--- Problem statement ---
Pictures in the entries below are to be left out; otherwise, reproduce exactly the lines from the first through the line containing "import numpy as np".

[Charts and diagrams as code]
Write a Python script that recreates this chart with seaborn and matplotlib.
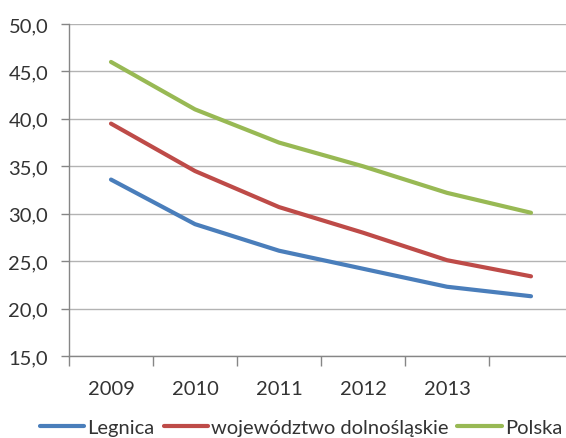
import matplotlib
matplotlib.use("Agg")
import matplotlib.pyplot as plt
import seaborn as sns
import pandas as pd
import numpy as np

categories = ["2009", "2010", "2011", "2012", "2013", ""]
legnica = [33.6, 28.9, 26.1, 24.2, 22.3, 21.3]
dolnoslaskie = [39.5, 34.5, 30.7, 28.0, 25.1, 23.4]
polska = [46.0, 41.0, 37.5, 35.0, 32.2, 30.1]
series_names = ["Legnica", "województwo dolnośląskie", "Polska"]
colors = ["#4A7EBB", "#BE4B48", "#98B954"]
yticks = [15, 20, 25, 30, 35, 40, 45, 50]

sns.set_theme(style="white")
plt.rcParams["font.family"] = ["Lato", "DejaVu Sans"]

rows = []
for name, vals in zip(series_names, [legnica, dolnoslaskie, polska]):
    for i, v in enumerate(vals):
        rows.append({"idx": i, "value": v, "series": name})
df = pd.DataFrame(rows)

fig = plt.figure(figsize=(5.66, 4.39), dpi=100)
W, H = 566, 439
left, right, top, bottom = 69, 573, 25, 357
ax = fig.add_axes([left / W, 1 - bottom / H, (right - left) / W, (bottom - top) / H])

sns.lineplot(data=df, x="idx", y="value", hue="series", hue_order=series_names,
             palette=colors, linewidth=3, ax=ax, legend=True)

n = len(categories)
ax.set_xlim(-0.5, n - 0.5)
ax.set_ylim(15, 50)
ax.set_yticks(yticks)
ax.set_yticklabels([f"{v:.1f}".replace(".", ",") for v in yticks])
ax.yaxis.grid(True, color="#B3B3B3", linewidth=1)
ax.set_axisbelow(True)

fs = 14.5
ax.set_xticks(np.arange(n + 1) - 0.5)
ax.set_xticklabels([])
ax.set_xticks(np.arange(n), minor=True)
ax.set_xticklabels(categories, minor=True)
ax.tick_params(axis="x", which="major", length=7, width=1, color="#868686", direction="out", bottom=True)
ax.tick_params(axis="x", which="minor", length=0, pad=17, labelsize=fs, labelcolor="#333333")
ax.tick_params(axis="y", length=6, width=1, color="#868686", direction="out", left=True, pad=9,
               labelsize=fs, labelcolor="#333333")

for s in ["top", "right"]:
    ax.spines[s].set_visible(False)
for s in ["left", "bottom"]:
    ax.spines[s].set_color("#868686")
    ax.spines[s].set_linewidth(1)

ax.set_xlabel("")
ax.set_ylabel("")
handles, labels = ax.get_legend_handles_labels()
ax.get_legend().remove()
fig.legend(handles, labels, loc="center", bbox_to_anchor=(301 / W, 1 - 428 / H), ncol=3,
           frameon=False, fontsize=fs, handlelength=2.2, handletextpad=0.15, columnspacing=0.45,
           labelcolor="#333333", borderpad=0)

fig.savefig("out.png", dpi=100)
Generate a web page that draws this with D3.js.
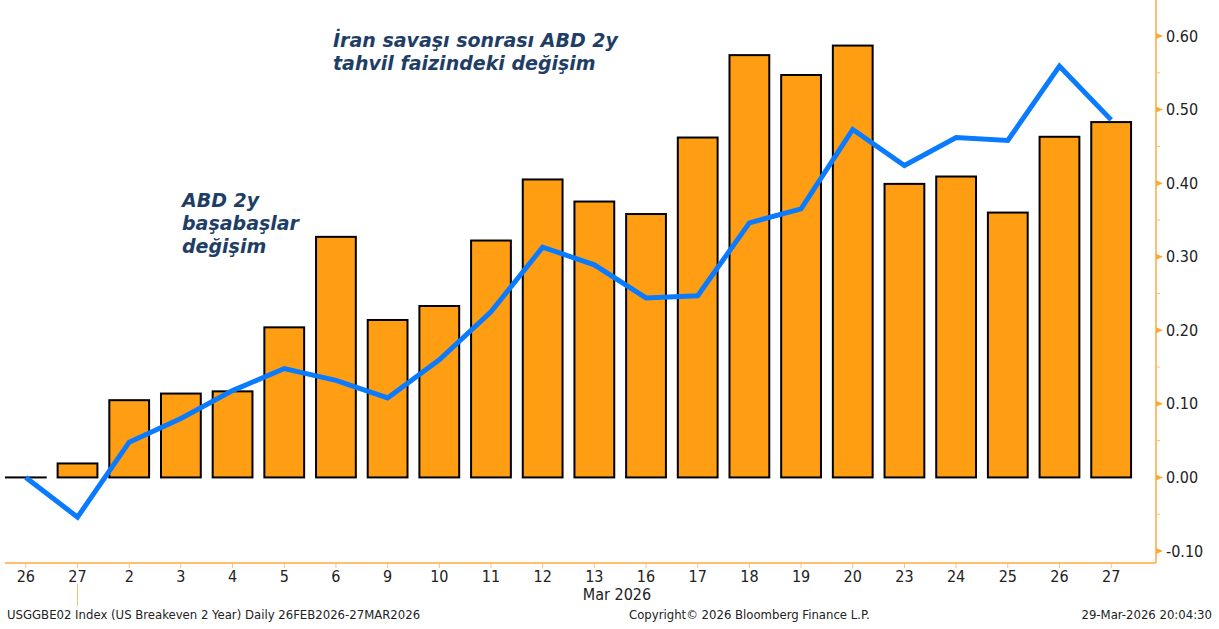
<!DOCTYPE html>
<html><head><meta charset="utf-8">
<script src="https://cdn.jsdelivr.net/npm/d3@7"></script>
<style>
html,body{margin:0;padding:0;background:#fff;}
svg{display:block;}
</style></head>
<body>
<svg id="c" width="1219" height="629"></svg>
<script>
const dayLabels = ["26","27","2","3","4","5","6","9","10","11","12","13","16","17","18","19","20","23","24","25","26","27"];
const barValues = [0.000,0.019,0.105,0.114,0.117,0.204,0.327,0.214,0.233,0.322,0.405,0.375,0.358,0.462,0.574,0.547,0.587,0.399,0.409,0.360,0.463,0.483];
const lineValues = [0.000,-0.054,0.048,0.080,0.118,0.148,0.132,0.108,0.160,0.225,0.313,0.289,0.244,0.247,0.346,0.365,0.473,0.424,0.462,0.458,0.559,0.486];
const yTicks = [-0.10,0.00,0.10,0.20,0.30,0.40,0.50,0.60];
const yMinorTicks = [-0.05,0.05,0.15,0.25,0.35,0.45,0.55,0.65];
const monthLabel = "Mar 2026";
const annotationTop = ["İran savaşı sonrası ABD 2y","tahvil faizindeki değişim"];
const annotationLeft = ["ABD 2y","başabaşlar","değişim"];
const footerLeft = "USGGBE02 Index (US Breakeven 2 Year) Daily 26FEB2026-27MAR2026";
const footerMid = "Copyright© 2026 Bloomberg Finance L.P.";
const footerRight = "29-Mar-2026 20:04:30";

const svg = d3.select("#c");
const axisColor = "#FFBF6E";
const tickFont = "Tahoma, 'DejaVu Sans Condensed', 'DejaVu Sans', sans-serif";

const plotLeft = 5, plotRight = 1156, plotTop = 0, plotBottom = 563;
const y = d3.scaleLinear().domain([-0.10, 0.60]).range([551, 36]);
const x = d3.scaleBand().domain(d3.range(dayLabels.length)).range([0, 1137]).paddingInner(0.23).paddingOuter(0.115);

// bars
svg.append("g").selectAll("rect").data(barValues).join("rect")
  .attr("x", (d,i) => x(i))
  .attr("width", x.bandwidth())
  .attr("y", d => Math.min(y(d), y(0)))
  .attr("height", d => Math.max(Math.abs(y(d) - y(0)), 0.01))
  .attr("fill", "#FF9E12")
  .attr("stroke", "#000")
  .attr("stroke-width", 2);

// line
const line = d3.line().x((d,i) => x(i) + x.bandwidth()/2).y(d => y(d));
svg.append("path").datum(lineValues)
  .attr("d", line)
  .attr("fill", "none")
  .attr("stroke", "#0A7BFF")
  .attr("stroke-width", 5)
  .attr("stroke-linejoin", "miter");

// bottom axis
const xAxis = d3.axisBottom(x).tickSize(5).tickPadding(3).tickFormat(i => dayLabels[i]);
const gx = svg.append("g").attr("transform", `translate(0,${plotBottom})`).call(xAxis);
gx.select(".domain").remove();
gx.selectAll(".tick line").attr("stroke", axisColor);
gx.selectAll(".tick text").attr("font-family", tickFont).attr("font-size", 16).attr("fill", "#222");
svg.append("line").attr("x1", plotLeft).attr("x2", plotRight).attr("y1", plotBottom).attr("y2", plotBottom)
  .attr("stroke", axisColor).attr("stroke-width", 2);
// month separator
svg.append("line").attr("x1", x(1)+x.bandwidth()/2).attr("x2", x(1)+x.bandwidth()/2).attr("y1", 584).attr("y2", 606)
  .attr("stroke", axisColor).attr("stroke-width", 1);
svg.append("text").attr("x", 617).attr("y", 600).attr("text-anchor", "middle")
  .attr("font-family", tickFont).attr("font-size", 16).attr("fill", "#222").text(monthLabel);

// right axis
const fmt = v => d3.format(".2f")(v).replace("\u2212", "-");
const yAxis = d3.axisRight(y).tickValues(yTicks).tickSize(0).tickPadding(10).tickFormat(fmt);
const gy = svg.append("g").attr("transform", `translate(${plotRight},0)`).call(yAxis);
gy.select(".domain").remove();
gy.selectAll(".tick text").attr("font-family", tickFont).attr("font-size", 16).attr("fill", "#222");
svg.append("line").attr("x1", plotRight).attr("x2", plotRight).attr("y1", plotTop).attr("y2", plotBottom)
  .attr("stroke", axisColor).attr("stroke-width", 2);
svg.append("g").selectAll("path").data(yTicks).join("path")
  .attr("d", d => `M${plotRight},${y(d)-3}L${plotRight+7},${y(d)}L${plotRight},${y(d)+3}Z`)
  .attr("fill", "#FFA733");
svg.append("g").selectAll("line").data(yMinorTicks).join("line")
  .attr("x1", plotRight).attr("x2", plotRight+4)
  .attr("y1", d => y(d)).attr("y2", d => y(d))
  .attr("stroke", axisColor).attr("stroke-width", 1);

// annotations
const annFont = "Verdana, 'DejaVu Sans', sans-serif";
const annColor = "#1F3E66";
annotationTop.forEach((t,i) => {
  svg.append("text").attr("x", 333).attr("y", 47 + i*23).attr("font-family", annFont)
    .attr("font-size", 19).attr("font-weight", "bold").attr("font-style", "italic")
    .attr("fill", annColor).text(t);
});
annotationLeft.forEach((t,i) => {
  svg.append("text").attr("x", 182).attr("y", 207 + i*23).attr("font-family", annFont)
    .attr("font-size", 19).attr("font-weight", "bold").attr("font-style", "italic")
    .attr("fill", annColor).text(t);
});

// footer
const ff = (t, xp, anchor) => svg.append("text").attr("x", xp).attr("y", 619).attr("text-anchor", anchor)
  .attr("font-family", tickFont).attr("font-size", 13).attr("fill", "#222").text(t);
ff(footerLeft, 7, "start");
ff(footerMid, 629, "start");
ff(footerRight, 1212, "end");
</script>
</body></html>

--- Solved problem ---
Write a Python script that recreates this chart with seaborn and matplotlib.
import matplotlib
matplotlib.use("Agg")
import matplotlib.pyplot as plt
import seaborn as sns
import pandas as pd
import numpy as np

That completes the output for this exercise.